Michael Cleator (top) is 37, and lives in Wythenshawe, South Manchester. He is a father to three children, and used to be a hospital porter.
When his relationship with his partner broke down three years ago, Michael’s mental health suffered. In the words of his mother Gail Boden, “Initially he got no help whatsoever. He went to the doctors and was just given antidepressants, but he was in such a dark place he couldn’t see a way out.”
By September 5th last year, Michael was at breaking point, having just learned that his ex-partner had given birth to a baby with her new partner.
At about 9:15 on that Saturday morning, clutching a bottle of vodka, Michael walked to a nearby footbridge over the M56 motorway, near Manchester Airport, with the intention to take his life. That particular stretch of motorway, between Manchester and Cheshire, forms part of one of the most overcrowded network of roads in the entire country. It takes only a small amount of disruption to cause traffic jams and delays on other roads in the area.
When Michael was seen to clamber over a safety barrier on to the very edge of the bridge, police officers were quick to attend.
At the nearby airport, chaos ensued as passengers and staff were unable to get to the airport on time. Many would-be passengers missed their flights, and more than thirty flights were delayed.
Michael stood on the bridge for seven and a half hours while police negotiators spoke with him. Eventually, at about 4:45, he left the bridge and was taken to hospital.
At Manchester Magistrates Court in February, Michael pleaded guilty to causing a public nuisance, and the case was adjourned for medical reports.
This week, Michael attended Manchester Crown Court, His barrister, Huw Edwards (right), said that he had climbed onto the bridge intending to take his own life, after losing contact with his son. The court heard that Michael has now re-established that contact, and was making real steps to overcome the alcohol problems and mental health difficulties that led to his bizarre behaviour.
Judge Michael Leeming told Michael that his need to receive treatment for his mental health problems was “outweighed by the need to punish you for the seriousness of your behaviour.” Michael was sent straight to prison to serve a two-year sentence.
After the sentencing, Gail said that she plans to speak to Michael’s legal team to discuss appealing the sentence, and has raised the case with her local MP, Mike Kane (left). She added: “We’re all completely shocked. We were aware prison was a possibility but the two years just seems ridiculous…
“We know he disrupted people and we knew he had to be punished for that. At the end of the day he held up the traffic, he didn’t kill anyone…
“It just shows we’re getting it all wrong in terms of mental health. My son needs help, not locking up. The incident on the bridge was awful for all of us – to get a phone call saying your son is standing on a motorway bridge is heartbreaking.
“It was a bit of a turning point and afterwards he was doing really well and getting the help he needed.
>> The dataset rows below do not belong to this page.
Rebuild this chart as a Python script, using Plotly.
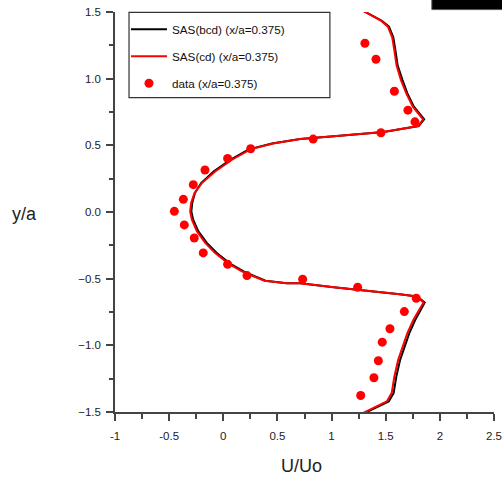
import plotly.graph_objects as go

# Velocity profiles at x/a = 0.375
y_cfd = [1.51, 1.433, 1.39, 1.31, 1.21, 1.10, 0.99, 0.89, 0.79, 0.73, 0.695, 0.645,
         0.60, 0.569, 0.548, 0.514, 0.47, 0.392, 0.304, 0.217, 0.142, 0.067, 0.004,
         -0.058, -0.145, -0.232, -0.307, -0.387, -0.445, -0.482, -0.515, -0.534, -0.534,
         -0.564, -0.589, -0.617, -0.634, -0.679, -0.747, -0.809, -0.909, -1.009, -1.109,
         -1.234, -1.358, -1.421, -1.458, -1.51]

u_bcd = [1.29, 1.465, 1.53, 1.57, 1.59, 1.61, 1.655, 1.70, 1.76, 1.82, 1.855, 1.805,
         1.48, 1.02, 0.71, 0.45, 0.235, 0.065, -0.09, -0.205, -0.262, -0.287, -0.295,
         -0.278, -0.23, -0.152, -0.06, 0.063, 0.187, 0.29, 0.39, 0.585, 0.71,
         1.02, 1.32, 1.63, 1.79, 1.86, 1.815, 1.773, 1.718, 1.673, 1.633,
         1.598, 1.573, 1.528, 1.428, 1.30]

u_cd = [1.29, 1.46, 1.52, 1.56, 1.58, 1.60, 1.64, 1.69, 1.75, 1.81, 1.845, 1.80,
        1.48, 1.02, 0.71, 0.46, 0.25, 0.08, -0.075, -0.198, -0.266, -0.297, -0.306,
        -0.29, -0.244, -0.167, -0.075, 0.048, 0.172, 0.279, 0.38, 0.585, 0.71,
        1.02, 1.32, 1.63, 1.785, 1.85, 1.80, 1.755, 1.70, 1.655, 1.615,
        1.58, 1.555, 1.51, 1.41, 1.285]

y_exp = [1.266, 1.146, 0.906, 0.764, 0.676, 0.594, 0.547, 0.474, 0.402, 0.315, 0.205,
         0.095, 0.005, -0.097, -0.195, -0.307, -0.392, -0.477, -0.504, -0.564, -0.647,
         -0.747, -0.876, -0.976, -1.116, -1.243, -1.376]
u_exp = [1.308, 1.41, 1.58, 1.705, 1.77, 1.456, 0.83, 0.253, 0.04, -0.169, -0.277,
         -0.369, -0.452, -0.36, -0.268, -0.185, 0.04, 0.219, 0.733, 1.241, 1.782,
         1.672, 1.539, 1.468, 1.432, 1.391, 1.269]

x_ticks = [-1, -0.5, 0, 0.5, 1, 1.5, 2, 2.5]
y_ticks = [-1.5, -1.0, -0.5, 0.0, 0.5, 1.0, 1.5]

FONT = "Liberation Sans, Arial, sans-serif"
AXIS_COLOR = "#444444"

fig = go.Figure()
fig.add_trace(go.Scatter(x=u_bcd, y=y_cfd, mode="lines", name="SAS(bcd) (x/a=0.375)",
                         line=dict(color="black", width=2), legendgroup="a"))
fig.add_trace(go.Scatter(x=u_cd, y=y_cfd, mode="lines", name="SAS(cd) (x/a=0.375)",
                         line=dict(color="#ff0000", width=2), legendgroup="b"))
fig.add_trace(go.Scatter(x=u_exp, y=y_exp, mode="markers", name="data (x/a=0.375)",
                         marker=dict(color="#ff0000", size=9), legendgroup="c"))

axis_common = dict(
    showgrid=False, zeroline=False, showline=True, linecolor=AXIS_COLOR, linewidth=1.5,
    ticks="outside", ticklen=7, tickwidth=1.5, tickcolor=AXIS_COLOR,
    tickfont=dict(family=FONT, size=11.5, color="#222222"),
    mirror=False, automargin=False,
)

fig.update_xaxes(range=[-1, 2.5], tickvals=x_ticks, ticktext=[str(v) for v in x_ticks],
                 minor=dict(ticks="outside", ticklen=5, tickwidth=1.5, tickcolor=AXIS_COLOR,
                            dtick=0.25, tick0=-1),
                 ticklabelstandoff=5, **axis_common)
fig.update_yaxes(range=[-1.5, 1.5], tickvals=y_ticks, tickformat=".1f",
                 minor=dict(ticks="outside", ticklen=4, tickwidth=1.5, tickcolor=AXIS_COLOR,
                            dtick=0.25, tick0=-1.5),
                 ticklabelstandoff=3, **axis_common)

fig.update_layout(
    width=502, height=482,
    margin=dict(l=115, r=8, t=12, b=70, autoexpand=False),
    paper_bgcolor="white", plot_bgcolor="white",
    font=dict(family=FONT, color="#222222"),
    showlegend=True,
    legend=dict(x=0.029, y=0.993, xanchor="left", yanchor="top",
                bgcolor="rgba(0,0,0,0)", borderwidth=0,
                font=dict(family=FONT, size=11.7, color="#111111"),
                itemwidth=36, tracegroupgap=8),
    shapes=[
        dict(type="rect", xref="paper", yref="paper", x0=0.037, x1=0.567,
             y0=0.786, y1=0.999, line=dict(color="#333333", width=1.2), fillcolor="rgba(0,0,0,0)"),
        dict(type="rect", xref="paper", yref="paper", x0=0.836, x1=1.03,
             y0=1.006, y1=1.04, line=dict(color="#555555", width=1), fillcolor="black"),
    ],
    annotations=[
        dict(text="y/a", xref="paper", yref="paper", x=-0.239, y=0.496, showarrow=False,
             xanchor="center", yanchor="middle",
             font=dict(family=FONT, size=18, color="#222222")),
        dict(text="U/Uo", xref="paper", yref="paper", x=0.493, y=-0.136, showarrow=False,
             xanchor="center", yanchor="middle",
             font=dict(family=FONT, size=18, color="#222222")),
    ],
)

fig.write_html("out.html")
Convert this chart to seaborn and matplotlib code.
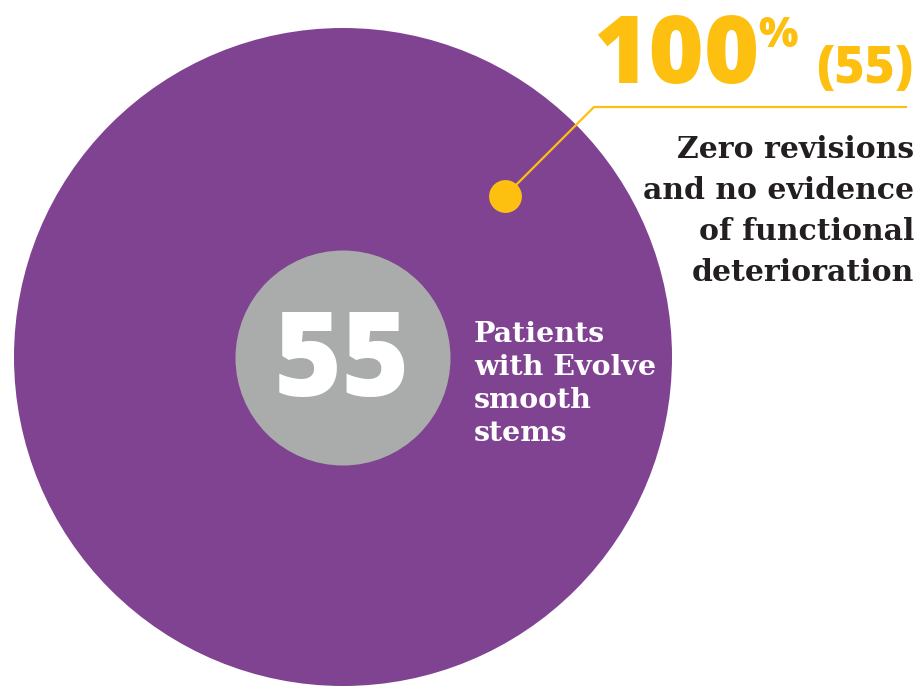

But now that all of that has to stop whilst he’s in prison. He has a history of self-harm and I’m fearful what may happen to him whilst he’s in there.”
Most days of the year, people die by suicide on the road or the railway tracks in the UK, causing inconvenience to countless motorists and train passengers, and trauma to many of those who drive trains or lorries, and who witness the tragedy at close quarters.
In what may be the majority of cases, those who take their lives in this way are victims of akathisia, an involuntary disorder, usually induced by an adverse reaction to psychiatric medication, which can cause a person to experience such intense inner restlessness that the sufferer is driven to violence and/or suicide, without any regard for the consequences for self or others. The condition is most likely to happen when a drug is introduced or stopped, or when the dosage is changed.
Michael (right) was fortunate in that his life was saved by the patience and expertise of officers from Greater Manchester Police (below). Moreover, he was able subsequently to get help other than antidepressants, so that his mental health has now improved.
In recent years, the record of our prisons to safeguard the mentally ill is appalling, and suicide rates continue to rise. I cannot therefore see the logic of putting Michael’s mental health in jeopardy once again, after what could be considered a crisis as much as a crime.